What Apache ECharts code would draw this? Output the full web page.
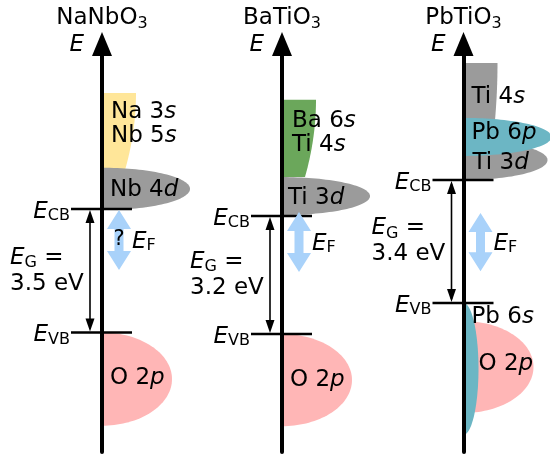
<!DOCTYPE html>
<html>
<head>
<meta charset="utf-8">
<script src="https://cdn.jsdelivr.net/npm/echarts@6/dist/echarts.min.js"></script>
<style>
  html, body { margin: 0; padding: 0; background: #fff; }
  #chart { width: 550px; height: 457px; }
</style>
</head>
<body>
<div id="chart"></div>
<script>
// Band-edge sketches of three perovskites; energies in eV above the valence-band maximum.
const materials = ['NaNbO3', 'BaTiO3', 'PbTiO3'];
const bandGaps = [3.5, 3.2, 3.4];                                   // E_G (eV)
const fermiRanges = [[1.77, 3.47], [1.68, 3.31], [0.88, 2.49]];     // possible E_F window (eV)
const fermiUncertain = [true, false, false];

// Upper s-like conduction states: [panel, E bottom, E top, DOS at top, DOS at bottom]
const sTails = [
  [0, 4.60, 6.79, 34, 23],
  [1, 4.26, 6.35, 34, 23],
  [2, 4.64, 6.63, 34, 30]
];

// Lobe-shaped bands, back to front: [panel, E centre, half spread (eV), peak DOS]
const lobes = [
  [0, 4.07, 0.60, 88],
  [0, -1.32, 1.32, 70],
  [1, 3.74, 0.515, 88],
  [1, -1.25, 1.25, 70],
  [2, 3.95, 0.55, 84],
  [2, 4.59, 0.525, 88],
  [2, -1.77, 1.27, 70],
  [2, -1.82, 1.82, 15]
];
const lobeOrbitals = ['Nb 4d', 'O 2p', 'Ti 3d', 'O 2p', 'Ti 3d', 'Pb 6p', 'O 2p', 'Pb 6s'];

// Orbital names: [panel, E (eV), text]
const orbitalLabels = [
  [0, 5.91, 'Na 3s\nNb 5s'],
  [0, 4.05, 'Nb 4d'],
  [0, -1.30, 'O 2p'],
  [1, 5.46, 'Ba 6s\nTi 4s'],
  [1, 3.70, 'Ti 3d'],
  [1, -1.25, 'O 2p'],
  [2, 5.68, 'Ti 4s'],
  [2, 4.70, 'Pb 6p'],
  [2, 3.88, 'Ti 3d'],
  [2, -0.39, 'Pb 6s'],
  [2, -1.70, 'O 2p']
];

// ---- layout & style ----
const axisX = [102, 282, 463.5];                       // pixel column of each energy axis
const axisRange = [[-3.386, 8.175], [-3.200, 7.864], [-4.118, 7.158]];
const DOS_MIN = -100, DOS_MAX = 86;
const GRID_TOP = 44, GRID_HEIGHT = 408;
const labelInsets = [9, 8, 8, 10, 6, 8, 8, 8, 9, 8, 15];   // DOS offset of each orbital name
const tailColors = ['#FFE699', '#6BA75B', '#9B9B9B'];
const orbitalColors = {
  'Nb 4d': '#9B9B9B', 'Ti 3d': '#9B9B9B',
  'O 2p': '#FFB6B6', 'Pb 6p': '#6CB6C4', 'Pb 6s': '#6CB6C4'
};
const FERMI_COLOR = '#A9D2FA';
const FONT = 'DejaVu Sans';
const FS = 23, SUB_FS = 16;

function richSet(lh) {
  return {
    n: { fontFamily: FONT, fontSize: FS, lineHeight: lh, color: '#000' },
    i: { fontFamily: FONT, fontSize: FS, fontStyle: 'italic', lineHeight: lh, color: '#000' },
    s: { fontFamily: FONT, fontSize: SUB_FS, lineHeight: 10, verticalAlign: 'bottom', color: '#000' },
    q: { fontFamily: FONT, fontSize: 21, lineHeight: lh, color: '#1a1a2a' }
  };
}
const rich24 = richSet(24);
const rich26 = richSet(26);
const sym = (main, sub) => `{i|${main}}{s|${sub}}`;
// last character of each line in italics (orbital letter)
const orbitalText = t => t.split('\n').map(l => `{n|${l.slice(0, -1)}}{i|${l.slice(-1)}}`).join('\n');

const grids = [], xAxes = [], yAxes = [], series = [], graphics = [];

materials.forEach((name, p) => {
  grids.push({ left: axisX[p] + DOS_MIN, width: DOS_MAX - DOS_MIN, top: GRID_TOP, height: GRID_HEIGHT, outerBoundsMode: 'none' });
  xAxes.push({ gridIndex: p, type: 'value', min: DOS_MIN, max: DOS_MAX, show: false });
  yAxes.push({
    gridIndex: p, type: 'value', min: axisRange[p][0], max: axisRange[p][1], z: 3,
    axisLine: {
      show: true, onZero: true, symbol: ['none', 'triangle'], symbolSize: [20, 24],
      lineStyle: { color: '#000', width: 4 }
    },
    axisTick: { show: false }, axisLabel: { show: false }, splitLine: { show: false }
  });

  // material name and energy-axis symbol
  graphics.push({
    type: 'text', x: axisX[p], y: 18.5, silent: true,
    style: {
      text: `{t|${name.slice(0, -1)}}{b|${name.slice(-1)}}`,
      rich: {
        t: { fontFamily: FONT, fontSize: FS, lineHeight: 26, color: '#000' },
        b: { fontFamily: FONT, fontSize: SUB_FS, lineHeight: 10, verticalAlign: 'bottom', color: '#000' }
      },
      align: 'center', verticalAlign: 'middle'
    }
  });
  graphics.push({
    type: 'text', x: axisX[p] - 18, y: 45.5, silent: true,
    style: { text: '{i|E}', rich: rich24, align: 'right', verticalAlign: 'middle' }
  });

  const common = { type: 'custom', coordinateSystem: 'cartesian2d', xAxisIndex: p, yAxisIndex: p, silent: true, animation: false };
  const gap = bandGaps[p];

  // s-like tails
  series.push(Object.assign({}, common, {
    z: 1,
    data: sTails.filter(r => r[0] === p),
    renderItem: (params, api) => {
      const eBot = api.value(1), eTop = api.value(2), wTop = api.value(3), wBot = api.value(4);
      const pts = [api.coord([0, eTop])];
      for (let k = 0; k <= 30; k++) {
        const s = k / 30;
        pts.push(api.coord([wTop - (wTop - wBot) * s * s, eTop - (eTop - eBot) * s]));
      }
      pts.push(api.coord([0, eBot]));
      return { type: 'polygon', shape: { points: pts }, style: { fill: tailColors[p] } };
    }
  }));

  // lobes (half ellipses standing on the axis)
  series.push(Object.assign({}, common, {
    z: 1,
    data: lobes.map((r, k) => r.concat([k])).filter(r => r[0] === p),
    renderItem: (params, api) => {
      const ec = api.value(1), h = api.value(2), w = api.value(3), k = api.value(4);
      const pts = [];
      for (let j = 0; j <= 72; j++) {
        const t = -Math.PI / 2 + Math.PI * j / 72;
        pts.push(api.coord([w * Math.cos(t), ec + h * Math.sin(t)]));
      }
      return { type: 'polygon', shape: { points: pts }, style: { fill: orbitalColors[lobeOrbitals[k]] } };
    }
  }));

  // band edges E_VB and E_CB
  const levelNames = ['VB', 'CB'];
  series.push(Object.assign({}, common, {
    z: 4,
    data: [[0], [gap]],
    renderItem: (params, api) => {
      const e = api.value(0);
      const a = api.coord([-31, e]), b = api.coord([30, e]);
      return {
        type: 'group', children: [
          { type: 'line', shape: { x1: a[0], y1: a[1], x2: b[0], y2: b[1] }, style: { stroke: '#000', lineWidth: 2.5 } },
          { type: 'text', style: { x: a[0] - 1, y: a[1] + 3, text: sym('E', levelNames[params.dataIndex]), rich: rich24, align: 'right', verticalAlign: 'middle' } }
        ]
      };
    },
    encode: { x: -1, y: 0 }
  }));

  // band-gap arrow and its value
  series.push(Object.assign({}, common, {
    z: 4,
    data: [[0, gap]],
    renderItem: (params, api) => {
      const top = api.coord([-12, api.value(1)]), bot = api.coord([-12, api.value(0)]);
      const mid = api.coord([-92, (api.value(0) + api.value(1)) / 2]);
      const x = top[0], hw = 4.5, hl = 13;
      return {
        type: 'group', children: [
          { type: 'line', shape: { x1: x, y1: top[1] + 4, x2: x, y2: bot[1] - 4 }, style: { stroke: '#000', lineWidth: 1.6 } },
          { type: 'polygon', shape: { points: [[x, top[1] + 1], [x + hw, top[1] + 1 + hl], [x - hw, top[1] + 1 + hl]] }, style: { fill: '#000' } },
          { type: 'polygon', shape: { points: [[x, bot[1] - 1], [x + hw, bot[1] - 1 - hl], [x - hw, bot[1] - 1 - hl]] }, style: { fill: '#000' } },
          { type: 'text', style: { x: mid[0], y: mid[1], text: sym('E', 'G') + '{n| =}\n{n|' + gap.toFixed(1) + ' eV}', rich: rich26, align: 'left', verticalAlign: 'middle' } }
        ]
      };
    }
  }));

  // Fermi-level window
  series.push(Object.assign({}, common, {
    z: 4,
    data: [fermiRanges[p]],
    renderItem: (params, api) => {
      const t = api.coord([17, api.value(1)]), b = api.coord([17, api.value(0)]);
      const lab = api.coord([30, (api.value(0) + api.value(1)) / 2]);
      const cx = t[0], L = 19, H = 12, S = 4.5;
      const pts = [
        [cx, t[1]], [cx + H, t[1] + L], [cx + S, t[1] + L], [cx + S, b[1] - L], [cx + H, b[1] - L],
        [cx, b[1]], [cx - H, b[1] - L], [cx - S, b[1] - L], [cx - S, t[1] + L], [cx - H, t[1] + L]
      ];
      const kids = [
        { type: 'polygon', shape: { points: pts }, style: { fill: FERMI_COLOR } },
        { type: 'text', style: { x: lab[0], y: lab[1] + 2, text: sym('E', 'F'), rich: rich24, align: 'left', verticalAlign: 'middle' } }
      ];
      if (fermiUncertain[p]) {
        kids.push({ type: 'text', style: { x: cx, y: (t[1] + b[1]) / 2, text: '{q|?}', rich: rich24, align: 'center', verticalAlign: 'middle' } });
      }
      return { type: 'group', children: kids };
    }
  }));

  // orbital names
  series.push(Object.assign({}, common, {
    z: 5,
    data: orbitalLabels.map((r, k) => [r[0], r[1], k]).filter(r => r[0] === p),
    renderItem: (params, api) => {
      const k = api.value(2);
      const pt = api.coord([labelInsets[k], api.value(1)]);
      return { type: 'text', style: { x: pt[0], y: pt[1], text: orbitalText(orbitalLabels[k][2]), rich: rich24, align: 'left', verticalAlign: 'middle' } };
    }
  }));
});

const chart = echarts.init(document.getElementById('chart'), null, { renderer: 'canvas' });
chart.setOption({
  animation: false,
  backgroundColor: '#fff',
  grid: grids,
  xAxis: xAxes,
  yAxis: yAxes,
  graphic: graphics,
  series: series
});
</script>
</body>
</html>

※

> _Short problem_
Begin at the first line of the data above and repeat each line exactly, stopping after the line containing "const fermiUncertain = [true, false, false];". Omit the pictures.

> _Correct answer_
What Apache ECharts code would draw this? Output the full web page.
<!DOCTYPE html>
<html>
<head>
<meta charset="utf-8">
<script src="https://cdn.jsdelivr.net/npm/echarts@6/dist/echarts.min.js"></script>
<style>
  html, body { margin: 0; padding: 0; background: #fff; }
  #chart { width: 550px; height: 457px; }
</style>
</head>
<body>
<div id="chart"></div>
<script>
// Band-edge sketches of three perovskites; energies in eV above the valence-band maximum.
const materials = ['NaNbO3', 'BaTiO3', 'PbTiO3'];
const bandGaps = [3.5, 3.2, 3.4];                                   // E_G (eV)
const fermiRanges = [[1.77, 3.47], [1.68, 3.31], [0.88, 2.49]];     // possible E_F window (eV)
const fermiUncertain = [true, false, false];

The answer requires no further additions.